Già qui una prima riflessione intra-ecclesiale andrebbe fatta. Perché l’ora di religione costituisce questo spazio e le parrocchie non riescono invece a essere attrattive per i giovani? Non è questione di linguaggi o di laicità dell’ambiente, ma essenzialmente di una realtà dialogica, di un’interattività dell’insegnamento che, a torto o a ragione, il giovane percepisce a scuola ma non in un ambito ecclesiale, e che non appartiene di regola alle altre materie scolastiche. Il tema che riunifica i tanti diversi stili in uso tra gli insegnanti di religione è senz’altro quello delle domande di senso. La vera maturazione di un ragazzo e di una ragazza è nella scoperta di doversi interrogare sul senso della propria vita, quella presente e quella a venire. E la vera qualità di un insegnante si misura nella sua capacità di saper suscitare queste domande.
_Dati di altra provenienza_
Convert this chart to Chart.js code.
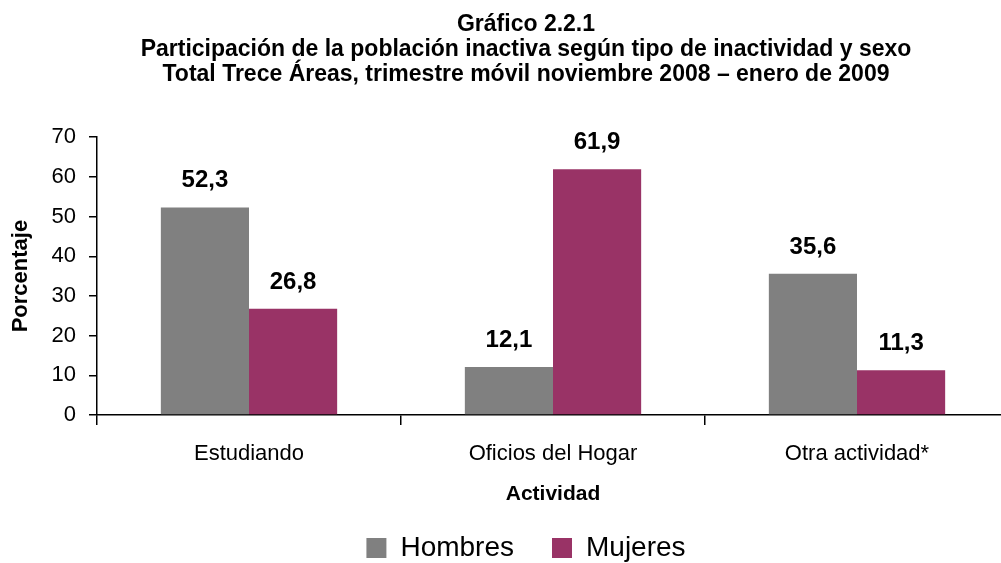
<!DOCTYPE html>
<html>
<head>
<meta charset="utf-8">
<script src="https://cdn.jsdelivr.net/npm/chart.js@4"></script>
<style>
  html, body { margin: 0; padding: 0; background: #fff; }
  #wrap { width: 1001px; height: 563px; overflow: hidden; }
</style>
</head>
<body>
<div id="wrap"><canvas id="chart" width="1009" height="572"></canvas></div>
<script>
const categories = ["Estudiando", "Oficios del Hogar", "Otra actividad*"];
const hombres = [52.3, 12.1, 35.6];
const mujeres = [26.8, 61.9, 11.3];
const yTicks = [0, 10, 20, 30, 40, 50, 60, 70];
const titleLines = [
  "Gráfico 2.2.1",
  "Participación de la población inactiva según tipo de inactividad y sexo",
  "Total Trece Áreas, trimestre móvil noviembre 2008 – enero de 2009"
];

const FONT = "'Liberation Sans', Arial, sans-serif";

// value labels above each bar
const barLabels = {
  id: "barLabels",
  afterDatasetsDraw(chart) {
    const ctx = chart.ctx;
    ctx.save();
    ctx.font = "bold 24px " + FONT;
    ctx.fillStyle = "#000";
    ctx.textAlign = "center";
    ctx.textBaseline = "alphabetic";
    chart.data.datasets.forEach((ds, i) => {
      chart.getDatasetMeta(i).data.forEach((bar, j) => {
        ctx.fillText(ds.data[j].toFixed(1).replace(".", ","), bar.x, bar.y - 20);
      });
    });
    ctx.restore();
  }
};

new Chart(document.getElementById("chart"), {
  type: "bar",
  data: {
    labels: categories,
    datasets: [
      { label: "Hombres", data: hombres, backgroundColor: "#808080" },
      { label: "Mujeres", data: mujeres, backgroundColor: "#993366" }
    ]
  },
  options: {
    responsive: false,
    animation: false,
    categoryPercentage: 0.58,
    barPercentage: 1,
    // left padding shifts the centre of title and legend to the right,
    // the y axis labels are drawn into that padding
    layout: { padding: { left: 43, right: 0, top: 0, bottom: 0 } },
    plugins: {
      title: {
        display: true,
        text: titleLines,
        color: "#000",
        font: { family: FONT, size: 23, weight: "bold", lineHeight: 1.09 },
        padding: { top: 12, bottom: 50 }
      },
      legend: {
        position: "bottom",
        labels: {
          color: "#000",
          font: { family: FONT, size: 28 },
          boxWidth: 20,
          boxHeight: 20,
          padding: 38
        }
      },
      tooltip: { enabled: false }
    },
    scales: {
      x: {
        afterFit(axis) { axis.height = 81; },
        grid: { display: true, drawOnChartArea: false, offset: true, color: "#000", tickLength: 10, lineWidth: 1.5 },
        border: { display: true, color: "#000", width: 1.5 },
        ticks: { color: "#000", font: { family: FONT, size: 22 }, padding: 16 },
        title: { display: true, text: "Actividad", color: "#000", font: { family: FONT, size: 21, weight: "bold" }, padding: { top: 0, bottom: -10.6 } }
      },
      y: {
        min: 0,
        max: 70,
        afterBuildTicks(axis) { axis.ticks = yTicks.map(v => ({ value: v })); },
        afterFit(axis) { axis.width = 54; },
        grid: { display: true, drawOnChartArea: false, color: "#000", tickLength: 8, lineWidth: 1.5 },
        border: { display: true, color: "#000", width: 1.5 },
        ticks: { color: "#000", font: { family: FONT, size: 22 }, padding: 13 },
        title: { display: true, text: "Porcentaje", color: "#000", font: { family: FONT, size: 22, weight: "bold" }, padding: { top: -35, bottom: 0 } }
      }
    }
  },
  plugins: [barLabels]
});
</script>
</body>
</html>
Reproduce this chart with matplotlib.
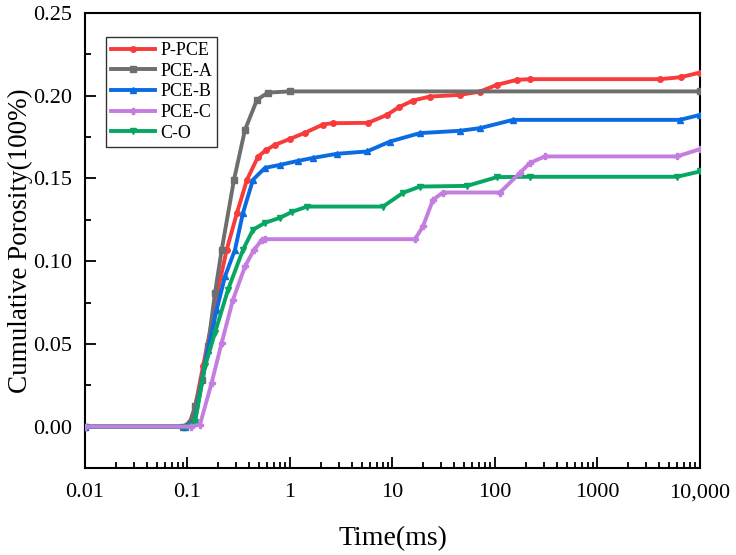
import matplotlib
matplotlib.use("Agg")
import matplotlib.pyplot as plt
from matplotlib.ticker import FixedLocator, FuncFormatter, LogLocator, MultipleLocator

plt.rcParams['font.family'] = ['Liberation Serif', 'DejaVu Serif']

# values (time in ms, porosity as fraction)
t_ppce = [0.01, 0.092, 0.1058, 0.1184, 0.1417, 0.1722, 0.1984, 0.2412, 0.304, 0.3806, 0.4874,
          0.58, 0.714, 1.0, 1.401, 2.099, 2.6, 5.768, 8.838, 11.5, 15.85, 23.23, 45.55, 71.4,
          104.6, 163.9, 219.6, 4072, 6500, 10000]
p_ppce = [0.0, 0.0, 0.003, 0.0115, 0.0364, 0.0628, 0.0827, 0.1069, 0.1292, 0.1492, 0.1631,
          0.1670, 0.1703, 0.1739, 0.1776, 0.1826, 0.1834, 0.1836, 0.1884, 0.1930, 0.1971, 0.1995,
          0.2005, 0.2025, 0.2066, 0.2096, 0.2100, 0.2100, 0.2112, 0.2140]

t_pcea = [0.01, 0.0904, 0.1058, 0.1184, 0.1375, 0.1585, 0.1855, 0.2157, 0.2842, 0.3639, 0.4764,
          0.61, 1.0, 10000]
p_pcea = [0.0, 0.0, 0.0018, 0.0123, 0.0284, 0.0485, 0.0809, 0.1069, 0.1492, 0.1794, 0.1975,
          0.2019, 0.2026, 0.2026]

t_pceb = [0.01, 0.095, 0.1184, 0.1585, 0.1927, 0.2323, 0.2907, 0.3479, 0.4355, 0.5703, 0.7987,
          1.197, 1.677, 2.873, 5.64, 9.454, 18.55, 45.55, 71.4, 149.9, 6381, 10000]
p_pceb = [0.0, 0.0, 0.004, 0.0465, 0.0707, 0.0908, 0.1069, 0.1292, 0.1492, 0.1564, 0.1582,
          0.1606, 0.1624, 0.1649, 0.1663, 0.1723, 0.1774, 0.1788, 0.1804, 0.1854, 0.1854, 0.1884]

t_pcec = [0.01, 0.108, 0.1324, 0.1722, 0.2157, 0.2779, 0.3639, 0.4455, 0.5331, 0.5703, 16.58,
          19.84, 24.84, 31.1, 111.9, 175.4, 219.6, 307.5, 5966, 10000]
p_pcec = [0.0, 0.0, 0.0012, 0.0266, 0.0507, 0.0767, 0.0968, 0.1069, 0.1129, 0.1133, 0.1133,
          0.121, 0.1371, 0.1415, 0.1415, 0.1534, 0.1594, 0.1633, 0.1633, 0.1677]

t_co = [0.01, 0.097, 0.1184, 0.1482, 0.1855, 0.2484, 0.3479, 0.4355, 0.5703, 0.7987, 1.046,
        1.466, 8.079, 12.66, 18.55, 53.31, 104.6, 219.6, 5966, 10000]
p_co = [0.0, 0.0, 0.003, 0.0364, 0.0568, 0.0827, 0.1069, 0.119, 0.1232, 0.1262, 0.1298,
        0.133, 0.133, 0.1413, 0.1451, 0.1455, 0.1508, 0.151, 0.151, 0.1542]

series = [
    ("P-PCE", t_ppce, p_ppce, "#F83C3C", "o"),
    ("PCE-A", t_pcea, p_pcea, "#6E6E6E", "s"),
    ("PCE-B", t_pceb, p_pceb, "#0B6BE3", "^"),
    ("PCE-C", t_pcec, p_pcec, "#C47DE0", "P"),
    ("C-O", t_co, p_co, "#07A662", "v"),
]
zorders = {"PCE-C": 6}

fig = plt.figure(figsize=(7.36, 5.55), dpi=100)
ax = fig.add_axes([0.1155, 0.1568, 0.8355, 0.8198])

for name, t, p, col, mk in series:
    ax.plot(t, p, color=col, lw=2.8, marker=mk, ms=4, label=name,
            zorder=zorders.get(name, 3))

ax.set_xscale("log")
ax.set_xlim(0.01, 10000)
ax.set_ylim(-0.025, 0.25)

ax.xaxis.set_major_locator(FixedLocator([0.01, 0.1, 1, 10, 100, 1000, 10000]))
ax.xaxis.set_minor_locator(LogLocator(base=10, subs=range(2, 10), numticks=20))
xlabels = {0.01: "0.01", 0.1: "0.1", 1: "1", 10: "10", 100: "100", 1000: "1000", 10000: "10,000"}
ax.xaxis.set_major_formatter(FuncFormatter(lambda v, pos: xlabels.get(round(v, 2), "")))
ax.yaxis.set_major_locator(MultipleLocator(0.05))
ax.yaxis.set_minor_locator(MultipleLocator(0.025))
ax.yaxis.set_major_formatter(FuncFormatter(lambda v, pos: f"{v:.2f}"))

ax.tick_params(which="both", direction="in", top=False, right=False, width=1.3, labelsize=16)
ax.tick_params(which="major", length=8)
ax.tick_params(which="minor", length=4)
ax.tick_params(axis="x", pad=11)
ax.tick_params(axis="y", pad=9)
for s in ax.spines.values():
    s.set_linewidth(1.5)

ax.set_ylabel("Cumulative Porosity(100%)", fontsize=19.5, labelpad=0.5)
ax.set_xlabel("Time(ms)", fontsize=20, labelpad=17)

leg = ax.legend(loc="upper left", bbox_to_anchor=(0.034, 0.948), fontsize=13, frameon=True,
                fancybox=False, edgecolor="#333333", framealpha=1, borderpad=0.3,
                labelspacing=0.2, handlelength=2.4, handletextpad=0.3, borderaxespad=0)
leg.get_frame().set_linewidth(1.0)

fig.savefig("out.png", dpi=100)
La drammaticità del cambiamento d’epoca che stiamo vivendo si esprime tra i giovani con un grave carico di ansia e incertezza del futuro che li attende, che rendono l’emergere delle domande sul senso della propria esistenza ancora più attuale e urgente. D’altronde il docente di religione non è chiamato solo a trasmettere le proprie conoscenze e competenze in campo religioso, ma anche a svolgere, attraverso la testimonianza della propria relazionalità empatica, una funzione più propriamente educativa. Una funzione che oggi tende molto spesso a latitare tra i docenti delle altre materie. Il professore di religione è anche chiamato a svolgere una funzione “pastorale”, che non è certamente catechesi o proselitismo obliquo ma trasmissione di quella “buona vita” che si apprende dal Vangelo. Andando al significato letterale del termine, anche un non credente o un credente in un’altra religione può essere “evangelizzato”, cioè indotto a perseguire uno stile di vita improntato alla pace, alla custodia di una propria interiorità, all’ascolto, all’accoglienza dell’alterità, al perdono, all’amore. Da questo punto di vista non c’è dubbio che la scuola rappresenti il banco di prova più evidente di quella “Chiesa in uscita” così spesso evocata da Papa Francesco. E di questa evidenza sarebbe opportuno facessero opportuna memoria i vescovi e tutta la comunità ecclesiale. Perché una valorizzazione dell’ora di religione passa anche attraverso una riflessione su come essa è oggi svolta e come può evolvere. Per esempio pensando al numero sempre maggiore di studenti appartenenti ad altre fedi religiose, che oggi affollano le nostre scuole. Un buon insegnamento della dimensione religiosa nelle scuole contribuisce senz’altro a creare buoni uomini e donne del futuro, ma può aiutare anche la Chiesa a essere migliore e più viva.